Nem há recessão no Reino Unido, nem os capitais fugiram, nem a União desbancou.
O
mesmo em Itália. O referendo deu uma maré contra Renzi e os seus planos de
concentração de poder torcendo os resultados eleitorais (ele que é
primeiro-ministro sem ter ido a eleições), mas “os mercados” mantiveram-se na
sua. Resumindo: o Brexit ainda fica por mais uns tempos e Itália
não é o Brexit.
O
problema é a partir daqui. Porque, calma, Itália não é o Brexit que não é nada
que assuste, e depois França não é o Brexit nem é Itália, a Áustria é um
sossego, a Holanda não é França, a Alemanha não é a Holanda, todos os casos são
diferentes e todos são o mesmo problema: a União, como Saturno, está a devorar
os seus filhos. Calma, portanto, mas atenção que isto é ainda pior do que
parece.
Sai
Cameron e sai Renzi. Repare na coincidência: ambos tinham grande maioria
parlamentar. Não foram as instituições que lhes faltaram, foi o povo, ao ponto
de, iludidos pela tentativa cesarista de um referendo, terem recorrido em ambos
os casos a jogos políticos que precipitaram a sua queda. Depois, sai Hollande e
sairá provavelmente Dijsselbloem ou quem o segura e logo veremos quem mais.
Saturno vai atrás de todos os seus filhos, metódica e gulosamente.
De
facto, a UE já não tem liderança visível. Tem uma chefia relutante e prostrada,
Merkel, que, depois do fracasso do acordo com a Turquia sobre os refugiados, se
retirou para cuidar das suas eleições (como Costa lembrou há dois dias, nada se
fará na Europa até Outubro de 2017, quando se votar na Alemanha). A UE tem
ainda bombeiros incendiários nos países de Leste, tem cimeiras “refundadoras”
todos os semestres, tem discursos desconexos e, na falta de tudo o mais, tem
apelos aos “valores” para comover os crentes. Essencialmente não sabe o que
fazer, desde que não faça nada.
Nesta
paralisia, Saturno é o perigo: o que devora os governantes é a irrelevância e é
portanto o tempo que passa. Perdida a capacidade de responderem no plano
nacional à crise económica, ficaram reféns das agências de rating; desistindo
da democracia parlamentar para votarem orçamentos, assentaram em regras sem
legitimidade; reduzindo a política à arte da espera por um milagre, ficaram
reduzidos ao espectáculo. E o espectáculo não basta para entreter todo o dia.
Por
isso é que a calma dos “mercados”, em Itália e no Reino Unido, é o que deve
assustar.
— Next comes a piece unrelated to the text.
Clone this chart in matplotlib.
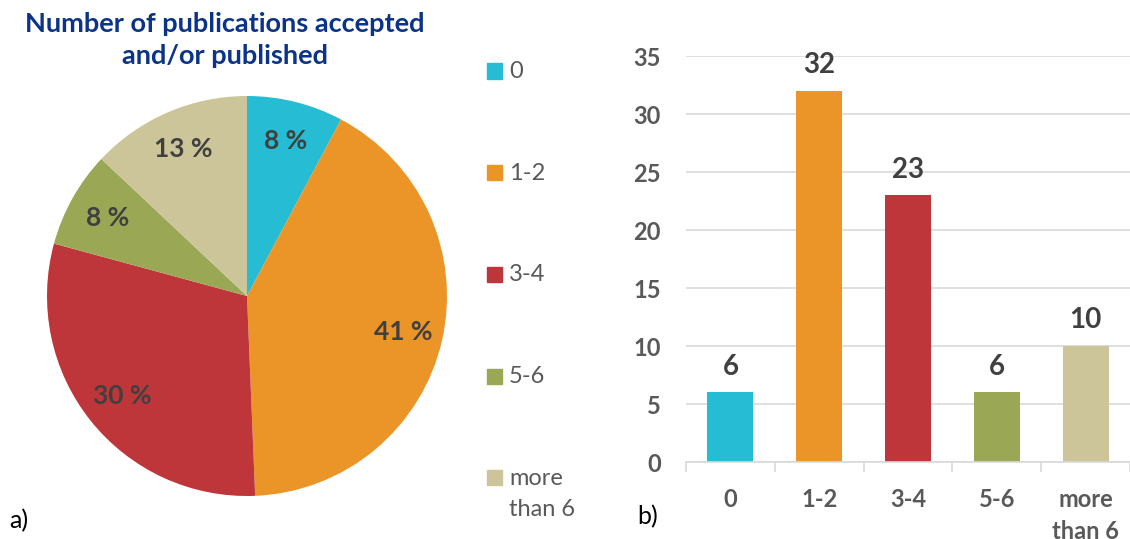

Prolongar a agonia de uma recuperação medíocre que deixa os jovens no
desemprego, virar os olhos às guerras do petróleo e aos muros contra os seus
refugiados, essas opções agravam divisões, desconfiança e corrosão social, ou
seja, são o trabalho de Saturno.
A
União destrói-se por dentro, porque é divergência e não é União. Ou seja, a
calma europeia é somente medo. Medo de que já este fim de semana seja preciso
injectar uns milhares de milhões no Monte dei Paschi di Siena, medo de que
depois venha o Unicredit, medo de que o Deutsche Bank dê de si, medo do dominó.
Mas, mais do que tudo, a Europa tem medo de todas as eleições, foi a isto que
desceu.
A diferença é esta: já houve
Berlusconi e Sarkozy no Conselho Europeu, e com Trumps avant
la lettre a
coisa ia bem, desde que os tratados se empinassem para impor as regras do euro;
agora o vírus da desconfiança dilacera os regimes, desfaz os partidos do
pós-guerra, tornou-se um calvário de desmantelamento, é o trabalho de Saturno.